▸ OBJECTIVE:
Reproduce only the stretch of entries below that begins at the first line and ends at the line holding "0.051, 0.047, 0.045];".

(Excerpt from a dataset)

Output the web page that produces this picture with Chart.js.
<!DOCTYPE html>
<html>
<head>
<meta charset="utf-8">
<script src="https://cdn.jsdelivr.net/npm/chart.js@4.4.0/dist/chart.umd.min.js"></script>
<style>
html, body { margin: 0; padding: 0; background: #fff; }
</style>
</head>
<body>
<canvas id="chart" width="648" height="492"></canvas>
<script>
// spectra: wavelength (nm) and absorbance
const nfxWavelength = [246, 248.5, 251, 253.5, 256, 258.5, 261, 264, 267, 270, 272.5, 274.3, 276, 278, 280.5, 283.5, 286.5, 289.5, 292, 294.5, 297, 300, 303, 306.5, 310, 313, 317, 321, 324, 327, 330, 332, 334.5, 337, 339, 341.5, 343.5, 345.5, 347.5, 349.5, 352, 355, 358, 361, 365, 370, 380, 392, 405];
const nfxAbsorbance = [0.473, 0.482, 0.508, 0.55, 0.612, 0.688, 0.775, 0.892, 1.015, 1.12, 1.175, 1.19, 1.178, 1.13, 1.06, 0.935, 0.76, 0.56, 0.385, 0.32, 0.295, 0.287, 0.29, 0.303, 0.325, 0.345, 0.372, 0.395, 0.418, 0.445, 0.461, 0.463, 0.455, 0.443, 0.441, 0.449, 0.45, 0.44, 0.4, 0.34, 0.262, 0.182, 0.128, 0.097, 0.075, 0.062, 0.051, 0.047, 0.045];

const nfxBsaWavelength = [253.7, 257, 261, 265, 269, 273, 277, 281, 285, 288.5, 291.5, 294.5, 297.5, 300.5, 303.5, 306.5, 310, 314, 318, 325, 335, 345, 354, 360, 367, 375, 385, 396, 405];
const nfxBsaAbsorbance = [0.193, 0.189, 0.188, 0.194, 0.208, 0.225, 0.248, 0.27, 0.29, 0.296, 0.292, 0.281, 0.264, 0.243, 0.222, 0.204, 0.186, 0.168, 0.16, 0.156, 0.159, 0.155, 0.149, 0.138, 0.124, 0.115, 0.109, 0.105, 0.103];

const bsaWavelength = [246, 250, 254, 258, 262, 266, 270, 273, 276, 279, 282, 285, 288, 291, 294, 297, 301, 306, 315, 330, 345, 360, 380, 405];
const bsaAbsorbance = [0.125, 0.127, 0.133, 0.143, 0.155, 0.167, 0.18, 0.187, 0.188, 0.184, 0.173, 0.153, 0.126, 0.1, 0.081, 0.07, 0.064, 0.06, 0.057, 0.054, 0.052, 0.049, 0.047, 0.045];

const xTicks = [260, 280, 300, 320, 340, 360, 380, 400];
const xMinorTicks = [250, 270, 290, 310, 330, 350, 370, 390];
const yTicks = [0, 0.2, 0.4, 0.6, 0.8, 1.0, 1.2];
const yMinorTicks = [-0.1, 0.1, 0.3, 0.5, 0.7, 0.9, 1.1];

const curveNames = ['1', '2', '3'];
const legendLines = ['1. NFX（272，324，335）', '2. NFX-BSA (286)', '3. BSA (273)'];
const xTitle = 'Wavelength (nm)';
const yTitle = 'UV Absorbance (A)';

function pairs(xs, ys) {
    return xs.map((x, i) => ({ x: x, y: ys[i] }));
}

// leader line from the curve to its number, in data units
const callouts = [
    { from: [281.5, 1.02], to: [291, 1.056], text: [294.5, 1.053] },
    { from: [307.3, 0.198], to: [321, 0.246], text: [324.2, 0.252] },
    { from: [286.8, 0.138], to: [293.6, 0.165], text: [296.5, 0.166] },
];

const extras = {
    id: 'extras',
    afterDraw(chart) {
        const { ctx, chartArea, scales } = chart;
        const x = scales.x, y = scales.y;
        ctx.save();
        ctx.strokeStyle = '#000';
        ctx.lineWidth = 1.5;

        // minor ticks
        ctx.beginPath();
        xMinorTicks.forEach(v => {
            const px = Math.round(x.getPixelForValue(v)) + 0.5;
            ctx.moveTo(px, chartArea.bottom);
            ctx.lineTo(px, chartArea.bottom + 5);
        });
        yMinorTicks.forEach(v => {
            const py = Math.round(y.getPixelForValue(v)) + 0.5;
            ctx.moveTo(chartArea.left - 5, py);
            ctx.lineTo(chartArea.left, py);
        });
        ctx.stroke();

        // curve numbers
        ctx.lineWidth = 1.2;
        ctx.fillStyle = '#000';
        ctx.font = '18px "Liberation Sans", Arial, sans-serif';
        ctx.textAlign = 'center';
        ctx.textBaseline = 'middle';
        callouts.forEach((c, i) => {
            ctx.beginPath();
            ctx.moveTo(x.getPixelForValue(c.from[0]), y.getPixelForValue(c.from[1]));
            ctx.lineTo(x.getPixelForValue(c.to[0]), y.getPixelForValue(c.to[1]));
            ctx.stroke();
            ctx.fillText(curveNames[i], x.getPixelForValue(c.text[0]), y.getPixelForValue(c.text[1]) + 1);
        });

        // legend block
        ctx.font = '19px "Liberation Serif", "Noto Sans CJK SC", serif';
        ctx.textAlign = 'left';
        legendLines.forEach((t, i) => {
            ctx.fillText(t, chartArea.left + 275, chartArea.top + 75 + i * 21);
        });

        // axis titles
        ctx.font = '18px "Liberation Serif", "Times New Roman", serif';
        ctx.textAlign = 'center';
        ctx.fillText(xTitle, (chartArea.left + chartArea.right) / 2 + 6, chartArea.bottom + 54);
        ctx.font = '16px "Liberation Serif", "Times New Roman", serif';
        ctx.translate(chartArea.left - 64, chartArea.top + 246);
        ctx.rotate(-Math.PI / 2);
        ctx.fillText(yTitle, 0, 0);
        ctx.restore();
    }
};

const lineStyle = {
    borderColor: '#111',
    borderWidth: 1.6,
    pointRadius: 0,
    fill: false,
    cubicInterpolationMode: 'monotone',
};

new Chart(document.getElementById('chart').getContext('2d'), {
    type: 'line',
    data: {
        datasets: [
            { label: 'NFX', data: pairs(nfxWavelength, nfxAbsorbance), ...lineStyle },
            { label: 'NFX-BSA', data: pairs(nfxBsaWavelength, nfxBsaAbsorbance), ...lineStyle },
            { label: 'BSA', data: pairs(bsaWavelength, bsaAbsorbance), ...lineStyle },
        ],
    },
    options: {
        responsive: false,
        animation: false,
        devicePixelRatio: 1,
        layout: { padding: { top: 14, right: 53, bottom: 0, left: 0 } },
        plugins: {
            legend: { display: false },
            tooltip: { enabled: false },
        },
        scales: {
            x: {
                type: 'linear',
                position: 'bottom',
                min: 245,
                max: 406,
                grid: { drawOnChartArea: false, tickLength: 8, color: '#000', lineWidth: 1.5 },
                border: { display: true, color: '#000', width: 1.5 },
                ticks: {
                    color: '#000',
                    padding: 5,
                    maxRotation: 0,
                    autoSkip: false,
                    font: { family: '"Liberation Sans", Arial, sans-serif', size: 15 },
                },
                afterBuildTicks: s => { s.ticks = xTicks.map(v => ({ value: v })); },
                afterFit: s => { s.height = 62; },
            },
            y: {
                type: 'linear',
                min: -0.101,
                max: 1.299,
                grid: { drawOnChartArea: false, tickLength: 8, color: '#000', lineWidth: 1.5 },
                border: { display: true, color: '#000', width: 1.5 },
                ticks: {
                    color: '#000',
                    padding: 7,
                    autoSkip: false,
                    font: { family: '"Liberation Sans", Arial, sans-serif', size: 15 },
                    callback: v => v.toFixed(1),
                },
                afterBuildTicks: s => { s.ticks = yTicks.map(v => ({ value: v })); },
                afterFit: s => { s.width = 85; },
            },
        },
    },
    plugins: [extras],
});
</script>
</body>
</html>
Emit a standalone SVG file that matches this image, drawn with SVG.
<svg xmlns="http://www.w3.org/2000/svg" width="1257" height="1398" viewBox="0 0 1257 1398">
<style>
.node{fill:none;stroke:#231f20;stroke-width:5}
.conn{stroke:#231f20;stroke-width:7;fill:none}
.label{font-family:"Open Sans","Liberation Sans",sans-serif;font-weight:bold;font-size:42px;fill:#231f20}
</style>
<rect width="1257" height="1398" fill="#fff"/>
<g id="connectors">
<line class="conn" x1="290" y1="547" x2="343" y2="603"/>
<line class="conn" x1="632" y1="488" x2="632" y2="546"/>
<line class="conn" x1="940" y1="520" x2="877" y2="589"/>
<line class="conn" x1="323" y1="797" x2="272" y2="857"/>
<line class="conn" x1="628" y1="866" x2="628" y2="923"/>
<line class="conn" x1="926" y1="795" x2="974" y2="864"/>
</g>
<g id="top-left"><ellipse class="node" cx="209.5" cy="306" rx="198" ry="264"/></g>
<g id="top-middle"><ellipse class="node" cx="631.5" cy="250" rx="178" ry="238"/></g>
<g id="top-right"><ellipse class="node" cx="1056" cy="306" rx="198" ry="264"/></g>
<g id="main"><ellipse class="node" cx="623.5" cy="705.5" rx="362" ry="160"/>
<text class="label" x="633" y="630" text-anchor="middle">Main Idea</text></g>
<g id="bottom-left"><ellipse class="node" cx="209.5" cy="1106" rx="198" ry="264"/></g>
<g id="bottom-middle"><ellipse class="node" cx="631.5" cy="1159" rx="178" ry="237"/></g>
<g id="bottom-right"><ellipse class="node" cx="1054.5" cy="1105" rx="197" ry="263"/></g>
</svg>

▸ ANSWER TO THE PROBLEM:
Output the web page that produces this picture with Chart.js.
<!DOCTYPE html>
<html>
<head>
<meta charset="utf-8">
<script src="https://cdn.jsdelivr.net/npm/chart.js@4.4.0/dist/chart.umd.min.js"></script>
<style>
html, body { margin: 0; padding: 0; background: #fff; }
</style>
</head>
<body>
<canvas id="chart" width="648" height="492"></canvas>
<script>
// spectra: wavelength (nm) and absorbance
const nfxWavelength = [246, 248.5, 251, 253.5, 256, 258.5, 261, 264, 267, 270, 272.5, 274.3, 276, 278, 280.5, 283.5, 286.5, 289.5, 292, 294.5, 297, 300, 303, 306.5, 310, 313, 317, 321, 324, 327, 330, 332, 334.5, 337, 339, 341.5, 343.5, 345.5, 347.5, 349.5, 352, 355, 358, 361, 365, 370, 380, 392, 405];
const nfxAbsorbance = [0.473, 0.482, 0.508, 0.55, 0.612, 0.688, 0.775, 0.892, 1.015, 1.12, 1.175, 1.19, 1.178, 1.13, 1.06, 0.935, 0.76, 0.56, 0.385, 0.32, 0.295, 0.287, 0.29, 0.303, 0.325, 0.345, 0.372, 0.395, 0.418, 0.445, 0.461, 0.463, 0.455, 0.443, 0.441, 0.449, 0.45, 0.44, 0.4, 0.34, 0.262, 0.182, 0.128, 0.097, 0.075, 0.062, 0.051, 0.047, 0.045];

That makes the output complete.